A good grip on the gun matters! Practical shooting and marksmanship have similarities and marksmanship is a very important skill that you should have as you build yourself towards practical shooting.
Marksmanship in the traditional sense requires the shooter to execute all the fundamentals of marksmanship and the focus is on accuracy. This traditional grouping of skills we call marksmanship includes, aiming (sight picture & sight alignment together), breath control, hold control, trigger control, & follow through (follow through is debatable).
Practical or defensive shooting does not quite look the same and it should not! We are trying to obtain a degree of accuracy that is “good enough.”
Aim and Aim Well but Do Not Over Aim
Defensive accuracy should allow for larger groups and in doing so find a balance between speed and accuracy. “You cannot miss fast enough to win a gunfight.” “And you can’t hit slow enough to win.”
Another aspect of defensive shooting is our aiming. We tend to over aim our guns. Slight sight deviation at 7 yards and closer results in negligible point of impact movement. It is our platform (think stance/grip) that is causing the miss, not our aiming.
If you do not think I am right about over aiming, find a training pistol equipped with a laser and perfectly aim the sights at 5 yards making note of the point of impact. Next, deviate your sights high, low, and then left and right so that your front sight post is completely out of the notch in each direction. Impact is negligible and still within an 8″ circle’s area.
If you are seeing misses at, say 7 yards and in, you are most likely moving the aligned sights prior to the ignition of the cartridge – translation – you are anticipating and causing a pre-ignition push of the gun to somewhere other than the aligned sights.
Get a Grip, a Good Grip
Your grip matters. How you hold the gun matters. Teach yourself how to grip the gun correctly each time you access the gun; be it from the holster or the nightstand etc. Refuse to accept recoil as you establish your stance and grip on the gun.
The backstrap should sit in the v-notch of your primary hand and set as deeply in the hand as possible. The top of your middle finger should be tight against the bottom of the trigger guard with your index finger high and outside of the trigger guard preferably along the slide and frame. Keep it out of the window unless your sights are aligned, and you have decided to fire. In the words of a friend of mine, “OT-OT, On target, on trigger, off target, off trigger.” Firmly wrap your middle finger, ring finger, and pinky around the pistol and put your thumb up like you are hitchhiking or Fonzie.

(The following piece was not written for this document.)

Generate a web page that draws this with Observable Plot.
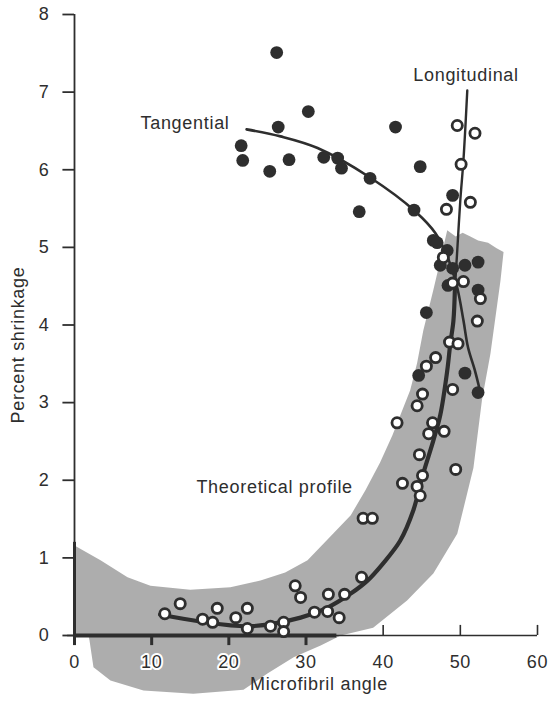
<!DOCTYPE html>
<html><head><meta charset="utf-8">
<script src="https://cdn.jsdelivr.net/npm/d3@7"></script>
<script src="https://cdn.jsdelivr.net/npm/@observablehq/plot@0.6"></script>
<style>
body{margin:0;background:#fff;}
#chart svg{display:block;}
#chart text{letter-spacing:0.7px;}
</style></head><body><div id="chart"></div>
<script>
// Tangential shrinkage (filled circles)
const tangentialAngle  = [26.2,21.6,21.8,25.3,26.4,27.8,30.3,32.3,34.1,34.6,38.3,36.9,41.6,44.8,44.0,46.5,47.0,48.3,47.4,49.0,50.6,52.3,48.4,52.3,49.0,45.6,44.6,50.6,52.3];
const tangentialShrink = [7.51,6.31,6.12,5.98,6.55,6.13,6.75,6.16,6.15,6.02,5.89,5.46,6.55,6.04,5.48,5.09,5.06,4.96,4.77,4.73,4.77,4.81,4.51,4.45,5.67,4.16,3.35,3.38,3.13];
// Longitudinal shrinkage (open circles)
const longitudinalAngle  = [47.8,49.0,50.4,52.6,52.2,48.6,49.7,46.8,45.6,49.0,45.1,44.4,41.8,46.4,45.9,47.9,44.7,49.4,45.1,42.5,44.4,44.8,37.4,38.6,37.2,35.0,32.9,34.3,32.8,31.1,28.6,29.3,27.1,27.1,25.4,22.4,22.4,20.9,18.5,17.9,16.6,13.7,11.7,49.6,51.9,50.1,48.2,51.3];
const longitudinalShrink = [4.87,4.54,4.56,4.34,4.05,3.78,3.76,3.58,3.47,3.17,3.11,2.96,2.74,2.74,2.60,2.63,2.33,2.14,2.06,1.96,1.92,1.80,1.51,1.51,0.75,0.53,0.53,0.23,0.31,0.30,0.64,0.49,0.17,0.05,0.12,0.35,0.09,0.23,0.35,0.17,0.21,0.41,0.28,6.57,6.47,6.07,5.49,5.58];
// Fitted curves
const tangentialCurveAngle  = [22.3,26.7,31.5,38.3,44.2,46.8,48.4,49.6,50.4,51.0,51.9,52.6];
const tangentialCurveShrink = [6.52,6.43,6.28,5.90,5.46,5.18,4.86,4.48,4.06,3.71,3.41,3.13];
const longitudinalCurveAngle  = [11.1,16.3,22.8,29.3,32.8,35.8,38.0,40.0,42.2,43.9,45.2,46.5,47.4,48.3,48.7,49.1,49.3,49.6,50.0,50.4,50.9];
const longitudinalCurveShrink = [0.27,0.18,0.12,0.23,0.36,0.54,0.71,0.93,1.22,1.61,2.09,2.51,2.84,3.41,3.76,4.05,4.48,4.96,5.61,6.12,7.02];
// Theoretical profile band (outline, clockwise)
const profileAngle  = [0,3.37,6.87,9.84,15.0,20.2,24.1,27.3,30.2,33.5,35.8,37.7,39.6,41.2,43.5,44.4,45.2,46.5,47.4,48.3,49.4,50.3,51.3,52.3,53.6,54.7,55.6,55.2,54.8,53.9,52.8,51.7,49.6,46.5,43.1,38.7,34.5,31.9,28.4,25.0,21.9,15.4,8.94,4.66,2.46,1.94,1.81,0];
const profileShrink = [1.16,0.97,0.75,0.64,0.59,0.62,0.71,0.81,0.97,1.31,1.55,1.87,2.23,2.58,3.16,3.51,3.93,4.45,4.83,5.22,5.14,5.19,5.14,5.09,5.06,4.99,4.94,4.57,4.28,3.63,3.03,2.16,1.31,0.80,0.45,0.10,0,-0.13,-0.28,-0.49,-0.70,-0.75,-0.71,-0.58,-0.41,-0.06,0,0];
// Axes
const xTicks = [0,10,20,30,40,50,60];
const xTicksDown = [0,10,20,30];
const xTicksUp = [40,50,60];
const yTicks = [0,1,2,3,4,5,6,7,8];
const xLabel = "Microfibril angle";
const yLabel = "Percent shrinkage";
const labelText  = ["Tangential","Longitudinal","Theoretical profile"];
const labelAngle = [8.55,43.9,15.8];
const labelShrink= [6.60,7.22,1.91];

const zip = (a,b) => a.map((x,i) => ({x, y: b[i]}));
const tangential = zip(tangentialAngle, tangentialShrink);
const longitudinal = zip(longitudinalAngle, longitudinalShrink);
const tCurve = zip(tangentialCurveAngle, tangentialCurveShrink);
const lCurve = zip(longitudinalCurveAngle, longitudinalCurveShrink);
const band = zip(profileAngle, profileShrink);
const labels = labelText.map((t,i) => ({t, x: labelAngle[i], y: labelShrink[i]}));

const ink = "#2e2e2e";
const font = "Liberation Sans, Arial, Helvetica, sans-serif";

const svg = Plot.plot({
  width: 548, height: 701,
  marginLeft: 74, marginRight: 11, marginTop: 14, marginBottom: 66,
  x: {domain: [0, 60], axis: null},
  y: {domain: [0, 8], axis: null},
  style: {fontFamily: font, background: "white", color: ink},
  marks: [
    Plot.line(band, {x: "x", y: "y", fill: "url(#stipple)", stroke: "none"}),
    // axes
    Plot.ruleY([0], {x1: -0.9, x2: 60, stroke: ink, strokeWidth: 1.6}),
    Plot.ruleY([0], {x1: 0, x2: 34, stroke: ink, strokeWidth: 4}),
    Plot.ruleX([0], {y1: -0.08, y2: 8, stroke: ink, strokeWidth: 1.8}),
    Plot.ruleX([0], {y1: -0.1, y2: 1.2, stroke: ink, strokeWidth: 3}),
    Plot.ruleY(yTicks, {x1: -1.5, x2: 0, y: d => d, stroke: ink, strokeWidth: 1.8}),
    Plot.ruleX(xTicksDown, {x: d => d, y1: -0.13, y2: 0, stroke: ink, strokeWidth: 3}),
    Plot.ruleX(xTicksUp, {x: d => d, y1: 0, y2: 0.13, stroke: ink, strokeWidth: 1.6}),
    Plot.text(yTicks, {x: 0, y: d => d, text: d => String(d), dx: -25, textAnchor: "end", fontSize: 18, fill: ink}),
    Plot.text(xTicks, {x: d => d, y: 0, text: d => String(d), dy: 27, fontSize: 18, fill: ink, stroke: d => d === 10 || d === 20 ? "white" : "none", strokeWidth: 4}),
    Plot.text([xLabel], {frameAnchor: "bottom", text: d => d, dx: 13, dy: 54, fontSize: 18, fill: ink}),
    Plot.text([yLabel], {frameAnchor: "left", textAnchor: "middle", text: d => d, rotate: -90, dx: -56, dy: 20, fontSize: 18, fill: ink}),
    // curves
    Plot.line(tCurve, {x: "x", y: "y", curve: "catmull-rom", stroke: ink, strokeWidth: 2.6}),
    Plot.line(lCurve, {filter: d => d.y <= 4.5, x: "x", y: "y", curve: "catmull-rom", stroke: ink, strokeWidth: 4.2}),
    Plot.line(lCurve, {filter: d => d.y >= 4.4, x: "x", y: "y", curve: "catmull-rom", stroke: ink, strokeWidth: 2.4}),
    // points
    Plot.dot(tangential, {x: "x", y: "y", r: 6.4, fill: ink, stroke: "none"}),
    Plot.dot(longitudinal, {x: "x", y: "y", r: 5.1, fill: "white", stroke: ink, strokeWidth: 2.8}),
    // annotations
    Plot.text(labels, {x: "x", y: "y", text: "t", textAnchor: "start", fontSize: 18, fill: ink})
  ]
});

const defs = d3.select(svg).insert("defs", ":first-child");
const pat = defs.append("pattern").attr("id", "stipple").attr("width", 2).attr("height", 2).attr("patternUnits", "userSpaceOnUse");
pat.append("rect").attr("width", 2).attr("height", 2).attr("fill", "#dadada");
pat.append("rect").attr("width", 1).attr("height", 1).attr("fill", "#808080");
pat.append("rect").attr("x", 1).attr("y", 1).attr("width", 1).attr("height", 1).attr("fill", "#808080");

document.getElementById("chart").appendChild(svg);
</script>
</body></html>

Your support hand should join your grip before extension of your arms. Come into the frame of the gun with your support hand like you are karate chopping it at the index finger knuckle. Roll the support hand into the grip by pointing your support hand thumb towards the target. Your original touch point serves as a door hinge and the heel of your hand serves as a door latch. Close the door and hold it latched. You want your hands around, behind, below, and above the gun to mitigate recoil.
Your Elbows Are a Hinge
The position of your elbows can make a big difference. The elbows are a hinge, and we want to combat the effects of recoil which comes towards us and up. By making a slight roll with your support hand elbow turning the hinge point towards the centerline of the body, you have removed the natural hinge point and increased your strength to combat any recoil, allowing you to compress the heels of your hand together firmly. You also should now have some isometric tension being applied to the gun. How you are gripping can make a difference. Imagine the gun is in a vice as you are gripping, you are not squeezing your fingers like you are choking someone out. With both hands on the gun in the proper position, apply pressure to the gun like you are turning two doorknobs into each other, clockwise twist with your left hand and counter-clockwise with your right hand.
Your Platform is Important
Now let us work on that stance. Align your hips to the target so that when you align your pistol to the target there is not any twisting tension in your back. When shooting multiple rounds quickly, you want your body to return the pistol’s aligned sights back to your eye as naturally and effortlessly as possible.
Put your support side foot ahead of your primary side foot so that if you had a straight line in front of you your support side foot heel would be about on the line and your primary side foot’s toe would be on the line. Put your feet at about shoulder width or slightly wider than shoulder width apart. Transfer the weight of your body to the balls of your feet (where the toes meet the foot.) As Jerry Miculek would say, “nose over toes.”
Now with that grip applied to the gun, your arms in a supported position, and your body properly aligned and standing, you have a good foundation!
Practice Gun Control
With this good foundation, go practice some gun control! Start with one round at a time, pressing the gun out and stopping just prior to full extension and firing with flash-sight-picture. Break down your grip and reestablish it each time to build in the process of establishing your grip. After some reps of one at a time, add a controlled pair. Break down your grip after each sequence, getting repetitions in building back that perfect grip and stance. Next do some double taps where you have one sight picture and two trigger presses. Continue the process of breaking down the grip and reestablishing it each time.
Start the process all over again only build the grip from the holster. Start slow and be purposeful. Make sure the grip and stance are right with each presentation. Do not do things faster than you can do them safely, do not outdrive your headlights!
High round counts do not always translate to success. Do the right things enough times with an unloaded gun and then introduce some shooting to it and you will be on a path to doing it with excellence.